CloudFormation is Amazon’s primary orchestration product, and covers a wide range of services that make up the core of AWS’s infrastructure. It is used in this article to manage every service I touch – besides IAM and access keys, which are not covered here, nothing in this example has been set up through the AWS console. Given that the aforementioned two items have been set up, all that is necessary to create the example is a simple aws cloudformation CLI command.

Amazon VPC is the modern (and current) virtual datacenter platform that makes up the base of AWS. From a VPC, networks, gateways, access lists, and peer connections (such as VPN endpoints and more) are made to cover both the needs of a public-facing application and the private enterprise. It is pretty much impossible to have a conversation about AWS these days without using VPC.

Amazon EC2 is one of Amazon’s oldest and most important products. It is the solution that gave “the cloud” its name, and while Amazon has created a large number of platform services that have removed the need for EC2 in quite a few applications (indeed, one can run an entire application these days in AWS without a single EC2 instance), it is still highly relevant, and will continue to be so long as there is ever a need to run a server and not a service. Products such as VPC NAT instances (covered in part 2) and Amazon EC2 Container Service (not covered here) also use EC2 directly with no transparency, so its importance in the service are still directly visible to the user.

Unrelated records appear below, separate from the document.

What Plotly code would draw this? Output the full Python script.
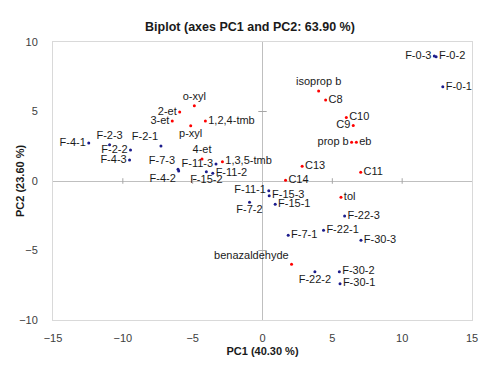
import plotly.graph_objects as go

# Observations (blue)
obs_names = ["F-0-1", "F-0-2", "F-0-3", "F-4-1", "F-2-3", "F-2-2", "F-4-3", "F-2-1",
             "F-7-3", "F-4-2", "F-11-3", "F-15-2", "F-11-2", "F-11-1", "F-15-3", "F-7-2",
             "F-15-1", "F-7-1", "F-22-1", "F-22-3", "F-30-3", "F-22-2", "F-30-2", "F-30-1"]
obs_x = [12.91, 12.43, 12.3, -12.44, -10.95, -9.45, -9.52, -7.27,
         -6.05, -6.0, -3.33, -4.02, -3.56, 0.45, 0.48, -0.93,
         0.91, 1.84, 4.37, 5.88, 7.05, 3.75, 5.5, 5.55]
obs_y = [6.78, 8.94, 9.0, 2.73, 2.61, 2.23, 1.51, 2.52,
         0.85, 0.72, 1.22, 0.67, 0.55, -0.70, -1.06, -1.53,
         -1.68, -3.91, -3.55, -2.52, -4.27, -6.52, -6.52, -7.39]
obs_pos = ["middle right", "middle right", "middle left", "middle left", "top center",
           "middle left", "middle left", "top left", "top left", "bottom left",
           "middle left", "bottom center", "middle right", "middle left", "middle right",
           "bottom center", "middle right", "middle right", "middle right", "middle right",
           "middle right", "bottom center", "middle right", "middle right"]

# Variables (red)
var_names = ["o-xyl", "2-et", "3-et", "1,2,4-tmb", "p-xyl", "4-et", "1,3,5-tmb",
             "isoprop b", "C8", "C10", "C9", "prop b", "eb", "C13", "C11", "C14",
             "tol", "benazaldehyde"]
var_x = [-4.88, -5.93, -6.46, -4.09, -5.14, -4.33, -2.87,
         4.02, 4.52, 6.0, 6.5, 6.38, 6.72, 2.84, 7.03, 1.65,
         5.62, 2.08]
var_y = [5.42, 4.96, 4.32, 4.32, 3.98, 1.58, 1.39,
         6.47, 5.83, 4.56, 4.0, 2.78, 2.78, 1.06, 0.63, 0.05,
         -1.17, -5.99]
var_pos = ["top center", "middle left", "middle left", "middle right", "bottom center",
           "top center", "middle right", "top center", "middle right", "middle right",
           "middle left", "middle left", "middle right", "middle right", "middle right",
           "middle right", "middle right", "top left"]

x_ticks = [-15, -10, -5, 0, 5, 10, 15]
y_ticks = [-10, -5, 0, 5, 10]

FAM = "Liberation Sans, Arial, sans-serif"
LABEL_FONT = dict(family=FAM, size=11, color="#1a1a1a")

fig = go.Figure()
fig.add_trace(go.Scatter(x=obs_x, y=obs_y, mode="markers+text", text=obs_names,
                         textposition=obs_pos, textfont=LABEL_FONT,
                         marker=dict(color="#1c1c8c", size=3), showlegend=False,
                         cliponaxis=False))
fig.add_trace(go.Scatter(x=var_x, y=var_y, mode="markers+text", text=var_names,
                         textposition=var_pos, textfont=LABEL_FONT,
                         marker=dict(color="#ff0000", size=3), showlegend=False,
                         cliponaxis=False))

# crossing tick marks on the zero axes
shapes = []
for t in x_ticks:
    if t in (-15, 0, 15):
        continue
    shapes.append(dict(type="line", xref="x", yref="y", x0=t, x1=t, y0=-0.2, y1=0.2,
                       line=dict(color="#a6a6a6", width=1)))
for t in y_ticks:
    if t in (-10, 0, 10):
        continue
    shapes.append(dict(type="line", xref="x", yref="y", x0=-0.3, x1=0.3, y0=t, y1=t,
                       line=dict(color="#a6a6a6", width=1)))

axis_font = dict(family=FAM, size=11, color="#404040")
fig.update_layout(
    width=500, height=373,
    margin=dict(l=53, r=28, t=42, b=53, autoexpand=False),
    paper_bgcolor="white", plot_bgcolor="white",
    title=dict(text="<b>Biplot (axes PC1 and PC2: 63.90 %)</b>", x=0.5, xref="container",
               xanchor="center", y=0.94, yref="container",
               font=dict(family=FAM, size=12.5, color="#1a1a1a")),
    xaxis=dict(range=[-15, 15], tickvals=x_ticks, showgrid=False, zeroline=True,
               zerolinecolor="#bfbfbf", zerolinewidth=1, showline=True, mirror=True,
               linecolor="#d9d9d9", linewidth=1, ticks="outside", ticklen=8,
               tickcolor="rgba(0,0,0,0)", tickfont=axis_font, automargin=False,
               title=dict(text="<b>PC1 (40.30 %)</b>", standoff=4,
                          font=dict(family=FAM, size=11, color="#1a1a1a"))),
    yaxis=dict(range=[-10, 10], tickvals=y_ticks, showgrid=False, zeroline=True,
               zerolinecolor="#bfbfbf", zerolinewidth=1, showline=True, mirror=True,
               linecolor="#d9d9d9", linewidth=1, ticks="outside", ticklen=12,
               tickcolor="rgba(0,0,0,0)", tickfont=axis_font, automargin=False),
    annotations=[dict(text="<b>PC2 (23.60 %)</b>", textangle=-90, xref="paper", yref="paper",
                      x=0, y=0.5, xanchor="center", yanchor="middle", xshift=-33,
                      showarrow=False, font=dict(family=FAM, size=11, color="#1a1a1a"))],
    shapes=shapes,
)

fig.write_html("out.html", config={"displayModeBar": False},
               post_script="document.body.style.margin='0';document.body.style.padding='0';")
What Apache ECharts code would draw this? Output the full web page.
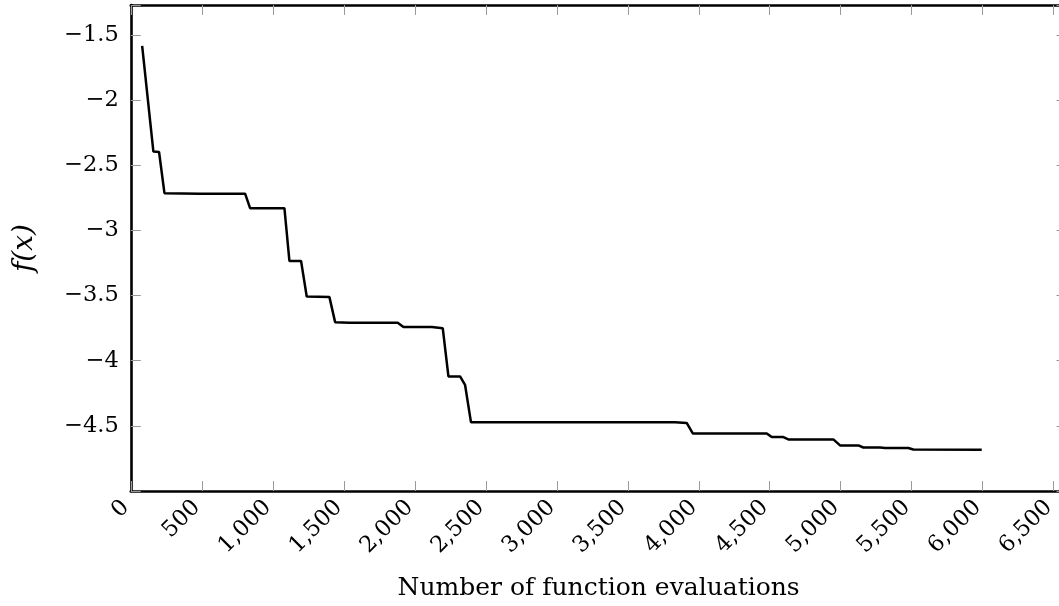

I put these three products together in this article – with CloudFormation, a VPC is created. This VPC has two subnets, a public subnet and a private subnet, along with a NAT instance, so that one can see some of the gotchas that can be encountered when setting up such infrastructure (and hopefully avoid some of the frustration that I experienced, mentioned in the appropriate section). An ELB is also created for two EC2 instances that will, upon creation, do some basic configuration to make themselves available over HTTP and serve up a simple static page that allows one to see both the ELB and EC2 instances in action.

CloudFormation

CloudFormation is Amazon’s #1 infrastructure management service. With features that cover both deployment and configuration management, the service supports over two dozen AWS products, and can be extended to support external resources (and AWS processes not directly supported by CloudFormation) via custom resources.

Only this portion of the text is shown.